◆ WORK TO BE COMPLETED: Reproduce the full listing below unchanged, apart from the pictures.

[Code that draws figures]
§

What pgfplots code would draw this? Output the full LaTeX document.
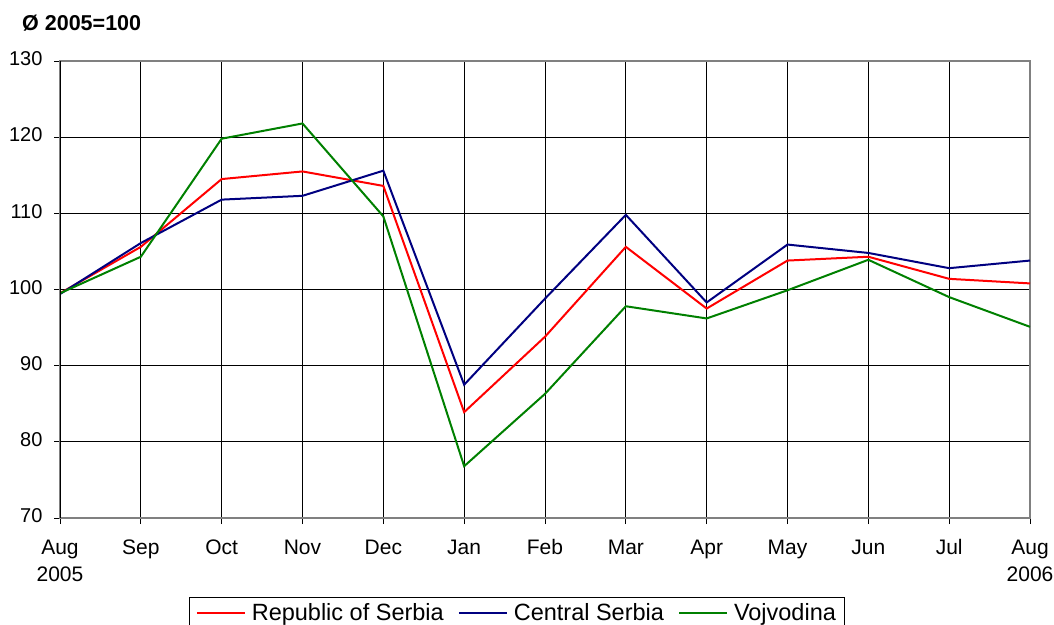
\documentclass[border=0pt]{standalone}
\usepackage{fontspec}
\setmainfont{Liberation Sans}
\usepackage{pgfplots}
\usepackage{pgfplotstable}
\pgfplotsset{compat=1.18}
\definecolor{serred}{RGB}{255,0,0}
\definecolor{sernavy}{RGB}{0,0,128}
\definecolor{sergreen}{RGB}{0,128,0}
\pgfplotstableread{
x rs cs vo
0  99.5  99.4  99.5
1  105.6 106.1 104.3
2  114.5 111.8 119.8
3  115.5 112.3 121.8
4  113.6 115.6 109.6
5  83.9  87.5  76.8
6  93.8  98.8  86.3
7  105.6 109.8 97.8
8  97.5  98.3  96.2
9  103.8 105.9 99.9
10 104.3 104.8 103.9
11 101.4 102.8 99.0
12 100.8 103.8 95.1
}\data
\begin{document}
\begin{tikzpicture}
\useasboundingbox (-60bp,-107bp) rectangle (994bp,518bp);
\begin{axis}[
  at={(0,0)}, anchor=south west,
  scale only axis, width=970bp, height=457bp,
  xmin=0, xmax=12, ymin=70, ymax=130,
  xtick={0,...,12},
  xticklabels={{Aug\\2005},Sep,Oct,Nov,Dec,Jan,Feb,Mar,Apr,May,Jun,Jul,{Aug\\2006}},
  ytick={70,80,...,130},
  /pgf/number format/assume math mode=true,
  grid=major,
  major grid style={black, line width=0.8bp},
  axis line style={gray, line width=1.5bp},
  tick align=outside, xtick pos=left, ytick pos=left,
  major tick length=6bp,
  tick style={black, line width=0.8bp},
  typeset ticklabels with strut,
  xticklabel style={align=center, font=\fontsize{21bp}{27bp}\selectfont, yshift=-8bp},
  yticklabel style={font=\fontsize{20bp}{24bp}\selectfont, xshift=-8bp},
  legend columns=3,
  legend style={at={(0.471,-0.1729)}, anchor=north, draw=black, line width=0.8bp,
    font=\fontsize{23.5bp}{26bp}\selectfont, inner xsep=6bp, inner ysep=4bp,
    /tikz/every even column/.append style={column sep=12bp},
    /tikz/every odd column/.append style={column sep=4bp}},
  legend image code/.code={\draw[#1, line width=2bp] (0bp,0bp) -- (48bp,0bp);},
]
\addplot[serred, line width=2bp] table[x=x,y=rs] {\data};
\addlegendentry{Republic of Serbia}
\addplot[sernavy, line width=2bp] table[x=x,y=cs] {\data};
\addlegendentry{Central Serbia}
\addplot[sergreen, line width=2bp] table[x=x,y=vo] {\data};
\addlegendentry{Vojvodina}
\draw[black, line width=1.2bp] (rel axis cs:0,0) -- (rel axis cs:0,1);
\end{axis}
\node[anchor=base west, inner sep=0pt, font=\bfseries\fontsize{21.5bp}{24bp}\selectfont] at (-38bp,487.5bp) {Ø 2005=100};
\end{tikzpicture}
\end{document}
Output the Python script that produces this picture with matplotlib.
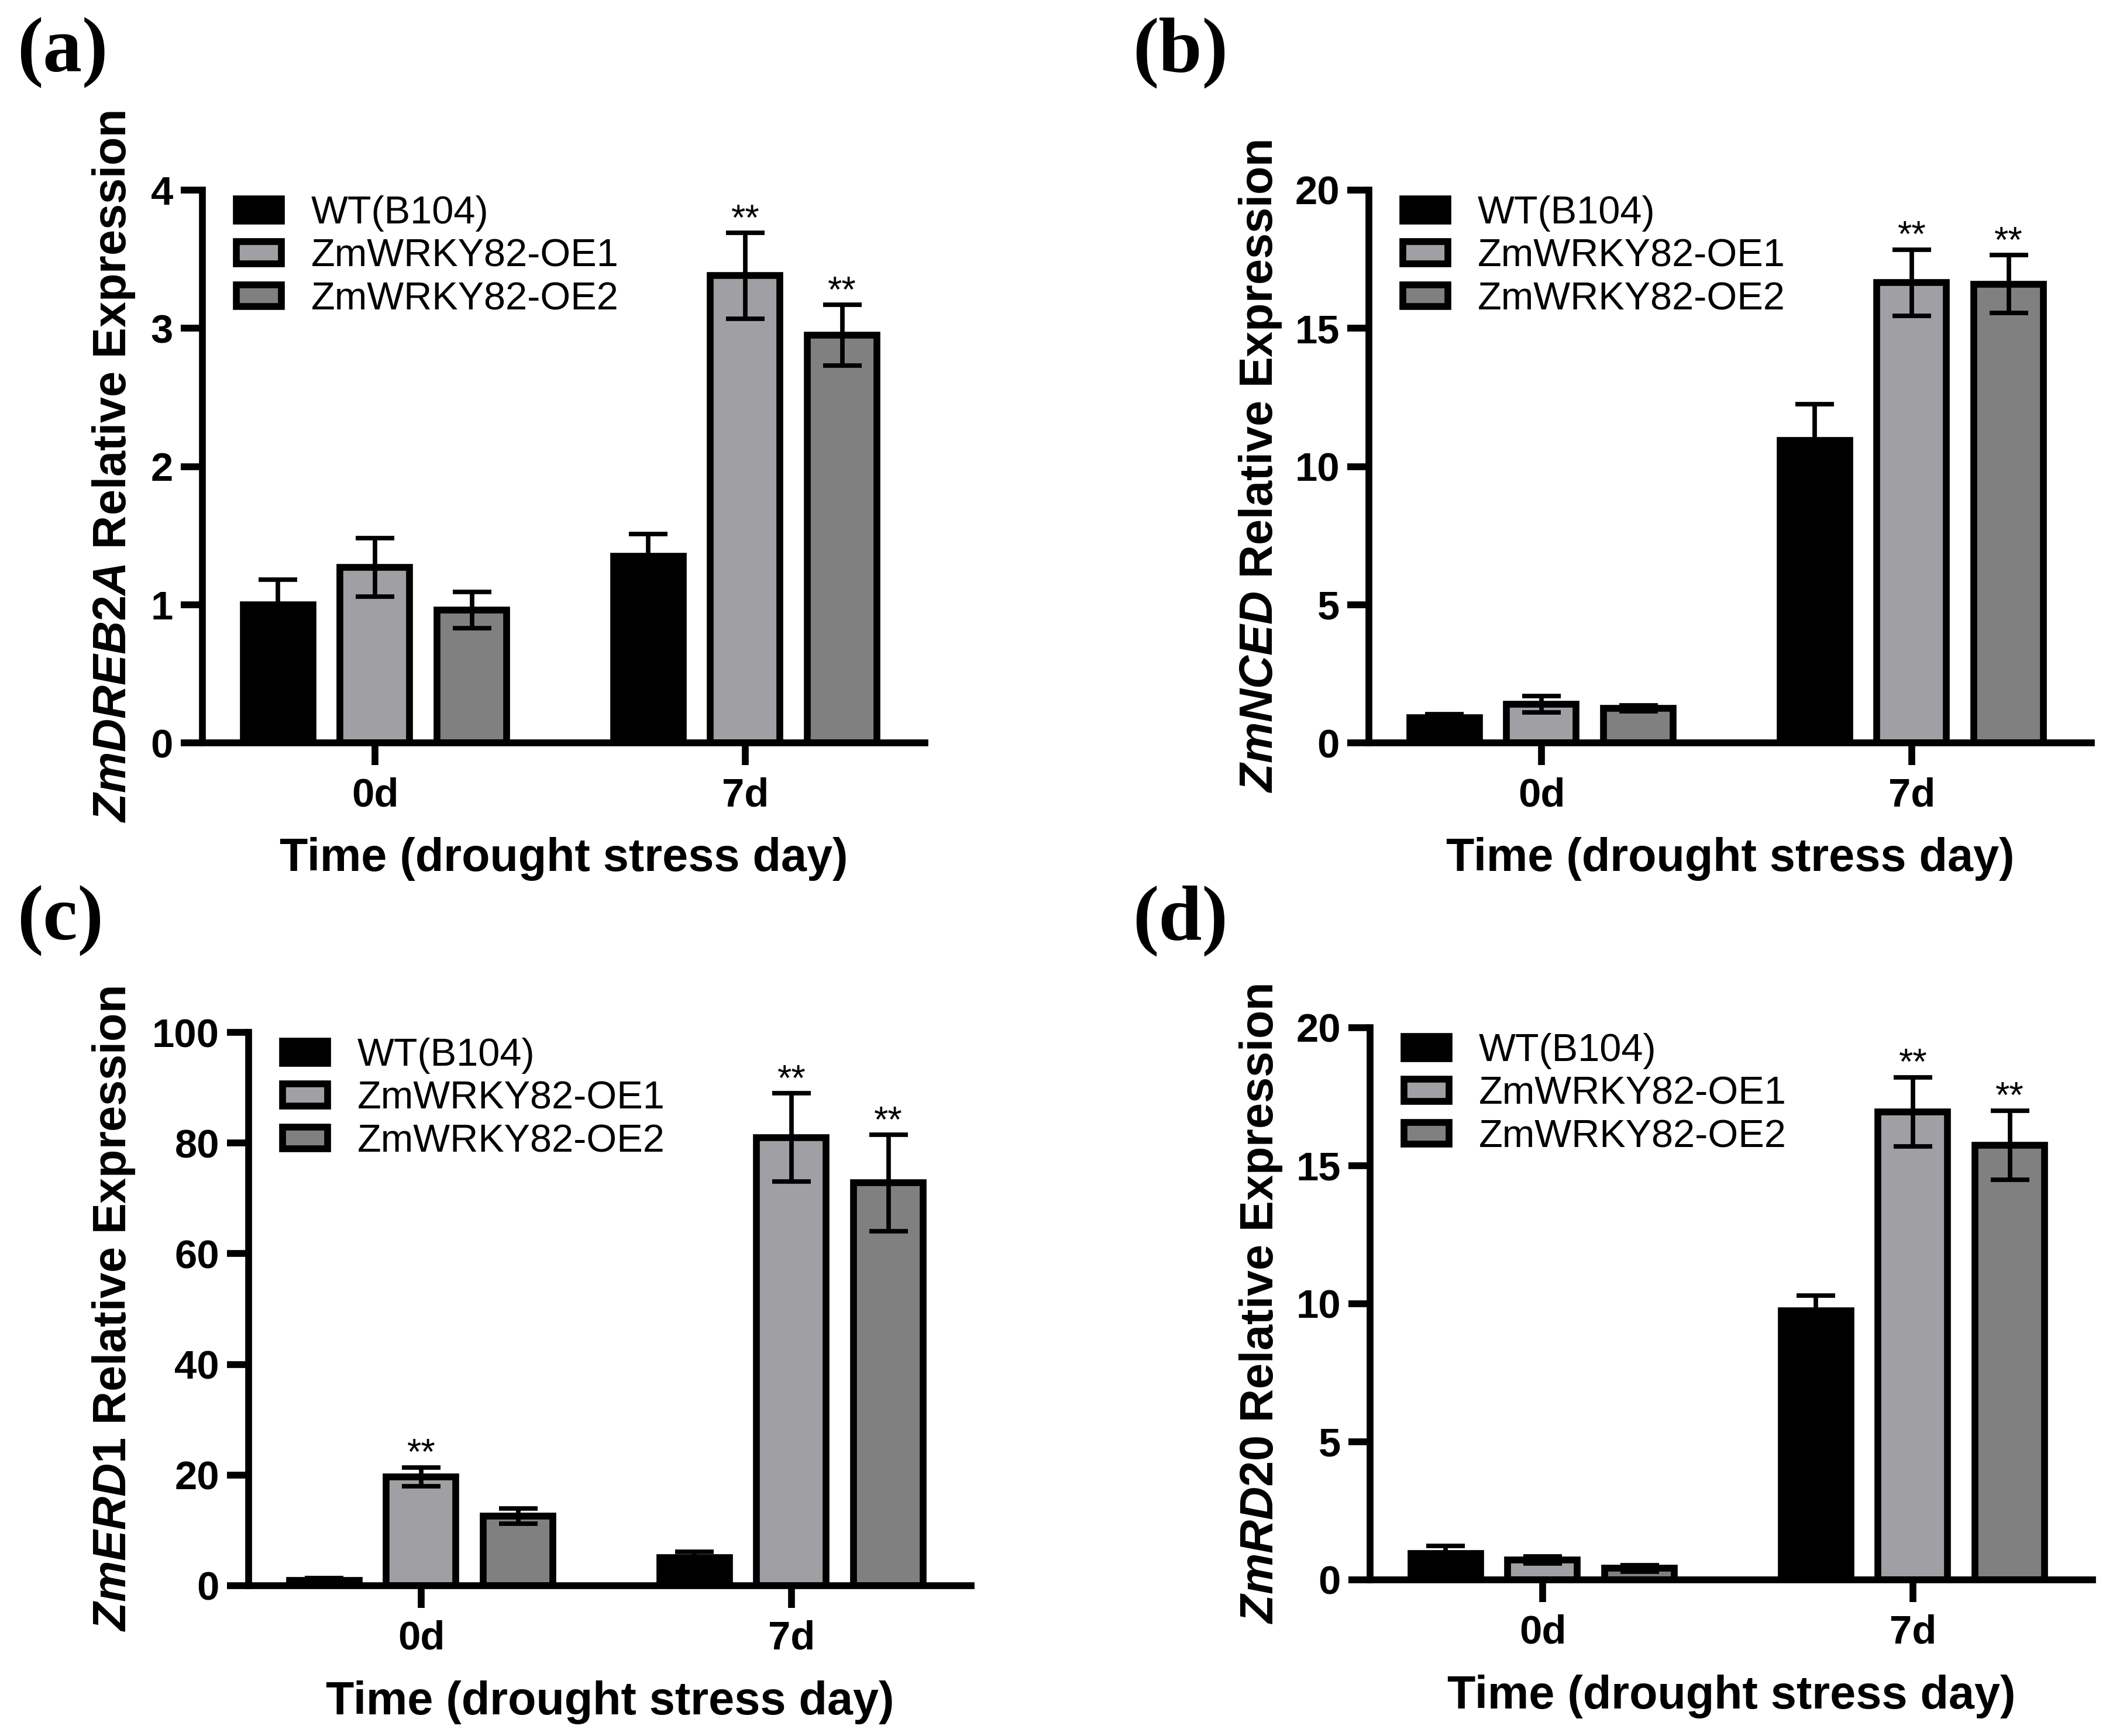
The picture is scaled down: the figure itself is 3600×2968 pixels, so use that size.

§

◆ OUTPUT OF THE TASK:
What pgfplots code would draw this? Output the full LaTeX document.
\documentclass[border=0pt]{standalone}
\usepackage{fontspec}
\setmainfont{Liberation Sans}
\usepackage{pgfplots}
\usepackage{pgfplotstable}
\pgfplotsset{compat=1.18}
\definecolor{serred}{RGB}{255,0,0}
\definecolor{sernavy}{RGB}{0,0,128}
\definecolor{sergreen}{RGB}{0,128,0}
\pgfplotstableread{
x rs cs vo
0  99.5  99.4  99.5
1  105.6 106.1 104.3
2  114.5 111.8 119.8
3  115.5 112.3 121.8
4  113.6 115.6 109.6
5  83.9  87.5  76.8
6  93.8  98.8  86.3
7  105.6 109.8 97.8
8  97.5  98.3  96.2
9  103.8 105.9 99.9
10 104.3 104.8 103.9
11 101.4 102.8 99.0
12 100.8 103.8 95.1
}\data
\begin{document}
\begin{tikzpicture}
\useasboundingbox (-60bp,-107bp) rectangle (994bp,518bp);
\begin{axis}[
  at={(0,0)}, anchor=south west,
  scale only axis, width=970bp, height=457bp,
  xmin=0, xmax=12, ymin=70, ymax=130,
  xtick={0,...,12},
  xticklabels={{Aug\\2005},Sep,Oct,Nov,Dec,Jan,Feb,Mar,Apr,May,Jun,Jul,{Aug\\2006}},
  ytick={70,80,...,130},
  /pgf/number format/assume math mode=true,
  grid=major,
  major grid style={black, line width=0.8bp},
  axis line style={gray, line width=1.5bp},
  tick align=outside, xtick pos=left, ytick pos=left,
  major tick length=6bp,
  tick style={black, line width=0.8bp},
  typeset ticklabels with strut,
  xticklabel style={align=center, font=\fontsize{21bp}{27bp}\selectfont, yshift=-8bp},
  yticklabel style={font=\fontsize{20bp}{24bp}\selectfont, xshift=-8bp},
  legend columns=3,
  legend style={at={(0.471,-0.1729)}, anchor=north, draw=black, line width=0.8bp,
    font=\fontsize{23.5bp}{26bp}\selectfont, inner xsep=6bp, inner ysep=4bp,
    /tikz/every even column/.append style={column sep=12bp},
    /tikz/every odd column/.append style={column sep=4bp}},
  legend image code/.code={\draw[#1, line width=2bp] (0bp,0bp) -- (48bp,0bp);},
]
\addplot[serred, line width=2bp] table[x=x,y=rs] {\data};
\addlegendentry{Republic of Serbia}
\addplot[sernavy, line width=2bp] table[x=x,y=cs] {\data};
\addlegendentry{Central Serbia}
\addplot[sergreen, line width=2bp] table[x=x,y=vo] {\data};
\addlegendentry{Vojvodina}
\draw[black, line width=1.2bp] (rel axis cs:0,0) -- (rel axis cs:0,1);
\end{axis}
\node[anchor=base west, inner sep=0pt, font=\bfseries\fontsize{21.5bp}{24bp}\selectfont] at (-38bp,487.5bp) {Ø 2005=100};
\end{tikzpicture}
\end{document}
Output the Python script that produces this picture with matplotlib.
The picture is scaled down: the figure itself is 3600×2968 pixels, so use that size.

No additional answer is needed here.